Yüzlerce Esat Oktay ve Co var
Gani Alkan, 5 Nolu’da 8 yıl kaldı. Alkan, kaldıkları cezaevinin özel bir statüye tabi tutulduğunu ve bu statüye göre uygulamaların olduğunu dile getirdi. Cezaevi idaresinin Kemal Yarmak, Esat Oktay Yıldıran ve onlara bağlı özel ekiplerden oluştuğunu hatırlatan Alkan, saldırıların asıl amacının tutukluların onurunu kırmaya dönük olduğunu ifade etti. Alkan, cezaevindeki işkencelere karşı gösterilen direnişin, örgütlü bir şekilde alınan ölüm orucu kararı ile yeni bir karşı duruşun ortaya konulduğunu söyledi.
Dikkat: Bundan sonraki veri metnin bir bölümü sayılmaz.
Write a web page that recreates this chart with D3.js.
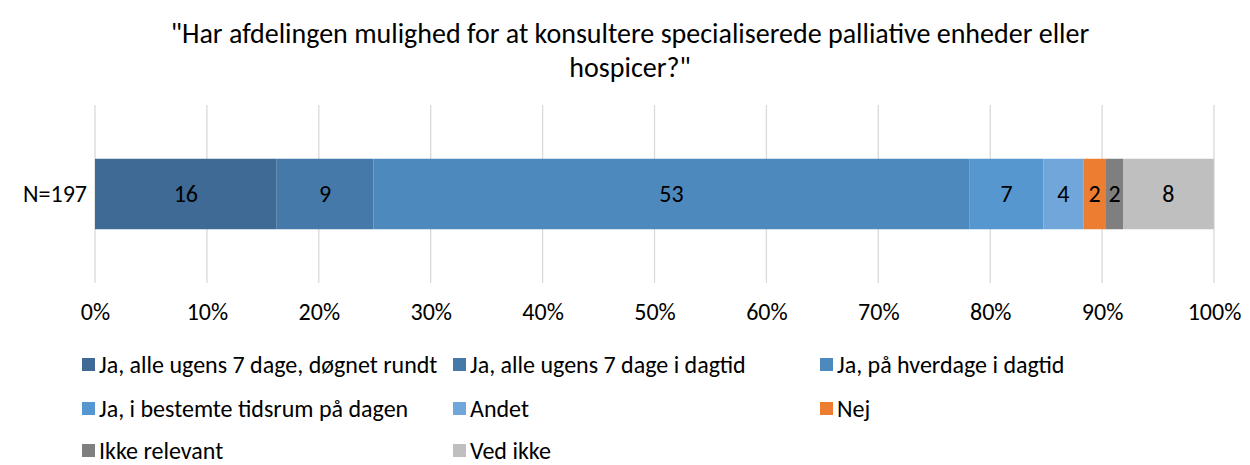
<!DOCTYPE html>
<html><head><meta charset="utf-8">
<script src="https://cdn.jsdelivr.net/npm/d3@7"></script>
<style>body{margin:0;background:#fff;} svg text{font-family:Carlito,Lato,"Liberation Sans",sans-serif;fill:#000;}</style>
</head><body>
<svg id="c" width="1250" height="465"></svg>
<script>
const titleLines = ['"Har afdelingen mulighed for at konsultere specialiserede palliative enheder eller', 'hospicer?"'];
const category = "N=197";
const seriesNames = ["Ja, alle ugens 7 dage, døgnet rundt","Ja, alle ugens 7 dage i dagtid","Ja, på hverdage i dagtid","Ja, i bestemte tidsrum på dagen","Andet","Nej","Ikke relevant","Ved ikke"];
const seriesValues = [16.24, 8.63, 53.30, 6.60, 3.55, 2.03, 1.52, 8.12];
const valueLabels = ["16","9","53","7","4","2","2","8"];
const tickValues = [0,10,20,30,40,50,60,70,80,90,100];
const colors = ["#3E6A95","#4579A9","#4E89BE","#5697D0","#70A6DA","#ED7D31","#7F7F7F","#BFBFBF"];

const FF = "Carlito,Lato,'Liberation Sans',sans-serif";
const svg = d3.select("#c");
const x = d3.scaleLinear().domain([0,100]).range([95,1214]);
const y = d3.scaleBand().domain([category]).range([105,283]).paddingInner(0.6).paddingOuter(0.305);

svg.selectAll(".title").data(titleLines).enter().append("text")
  .attr("x",630).attr("y",(d,i)=>43+i*34).attr("text-anchor","middle").attr("font-size",28).text(d=>d);

svg.append("g").selectAll("line").data(tickValues).enter().append("line")
  .attr("x1",d=>x(d)).attr("x2",d=>x(d)).attr("y1",105).attr("y2",283)
  .attr("stroke","#D9D9D9").attr("stroke-width",1.3);

const axis = d3.axisBottom(x).tickValues(tickValues).tickFormat(d=>d+"%").tickSize(0).tickPadding(0);
const ag = svg.append("g").attr("transform","translate(0,320)").call(axis);
ag.select(".domain").remove();
ag.selectAll("text").attr("font-size",24).attr("dy",0).style("font-family",FF);

let cum = 0;
const segs = seriesValues.map((v,i)=>{const s={i,x0:cum,x1:cum+v,label:valueLabels[i]};cum+=v;return s;});
const bg = svg.append("g");
bg.selectAll("rect").data(segs).enter().append("rect")
  .attr("x",d=>x(d.x0)).attr("width",d=>x(d.x1)-x(d.x0))
  .attr("y",y(category)).attr("height",y.bandwidth()).attr("fill",d=>colors[d.i]);
bg.selectAll("text").data(segs).enter().append("text")
  .attr("x",d=>(x(d.x0)+x(d.x1))/2).attr("y",y(category)+y.bandwidth()/2+8)
  .attr("text-anchor","middle").attr("font-size",24).text(d=>d.label);

svg.append("text").attr("x",87).attr("y",y(category)+y.bandwidth()/2+8).attr("text-anchor","end").attr("font-size",24).text(category);

const colX=[82,453,820], rowY=[365,409,451];
const lg = svg.append("g").selectAll("g").data(seriesNames).enter().append("g")
  .attr("transform",(d,i)=>`translate(${colX[i%3]},${rowY[Math.floor(i/3)]})`);
lg.append("rect").attr("x",0).attr("y",-7).attr("width",13).attr("height",13).attr("fill",(d,i)=>colors[i]);
lg.append("text").attr("x",17).attr("y",8).attr("font-size",24).text(d=>d);
</script>
</body></html>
Alkan, verilen bu direnişin taşıdığı anlamı ise, şu sözlerle dile getirdi: “Mehmet Hayri, Kemal Pir, Ali Çiçek, Mazlum Doğan, Akif Yılmaz ve diğer arkadaşlar büyük bir sorumluluk bilinciyle yaklaştı. Dört duvar arasında seslerimizin boğuk kalmaması için, seslerimizin dışarıya yansıması ve mücadelenin büyütülmesi için hep çaba içinde oldular. Bu çığlığın, mücadelenin dışarıya yansıması için de siyasi savunma yapılmasına karar verildi. Savunmalarla içerdeki direniş dışarıya yansıtılabilirdi. Teslimiyete karşı direnişi örgütlemek anlayışıyla 14 Temmuz’daki direnişe hazırlıklar yapıldı. Bu arkadaşlar o sorumluluğun anlayışı içinde oldular hep. Yapılması gerekeni çok iyi biliyordu. Kemaller, Hayriler, Aliler, hiç kimsenin birbirinden haberdar olunamayacağı, insani ilişkilerin bile kesik olduğu bir alanda büyük bir direnişi tüm cezaevine yayarak ve yüz yılları aşan bir direniş ortaya koydular.”
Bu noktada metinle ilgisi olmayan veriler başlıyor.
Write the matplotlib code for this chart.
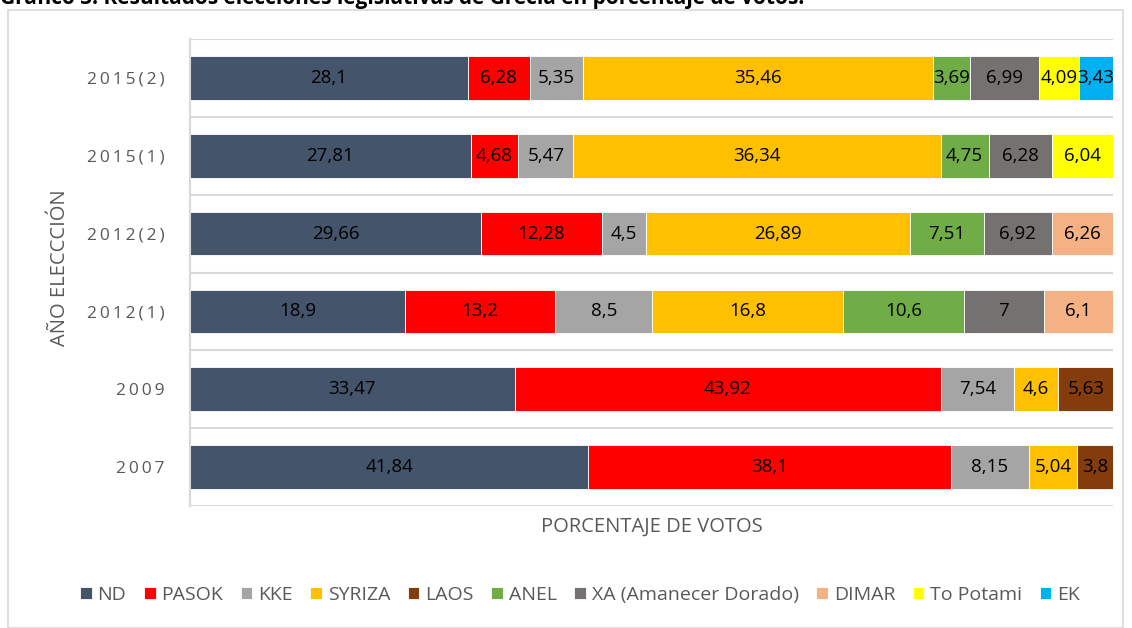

Alkan, ölüm orucuna yatanların gösterdiği direniş sayesinde cezaevindeki zulmün seyrinin önüne geçildiğini, binlerce insanın yaşamının kurtarıldığını söyledi. Ölüm orucunda yaşamını yitirenlerin, yaşatmak için bedenlerini ölüme yatırdıklarını kaydeden Alkan, Kemal Pir’in “Biz yaşamı uğrunda ölecek kadar seviyoruz” sözünün direnişin simgesi haline geldiğine işaret etti. Alkan, şu anki AKP zihniyetiyle o günkü zihniyet arasında hiçbir farkın bulunmadığını söyledi. Birçok alanda yaşanan baskıya paralel olarak cezaevlerine yönelik bir baskı süreci başlatıldığını kaydeden Alkan, “O dönemi zihniyeti, şimdilerde hem cezaevinde hem yönetimde hem de yasalarda varlığını koruyor. Değişen tek şey var, o da yüzlerdir. Daha geçen gün yapılan bir ev baskınında ‘Ya sev ya terk et’ baskısı yapıldı. Onun dışında Sevil Rojbin Çetin’e yönelik köpekli saldırı oldu. Tüm bunlar o dönemin eserleri, herkes bunun farkında. Esat ve Co’lar eskiden birken, bugün yüzlerce oldu” dedi.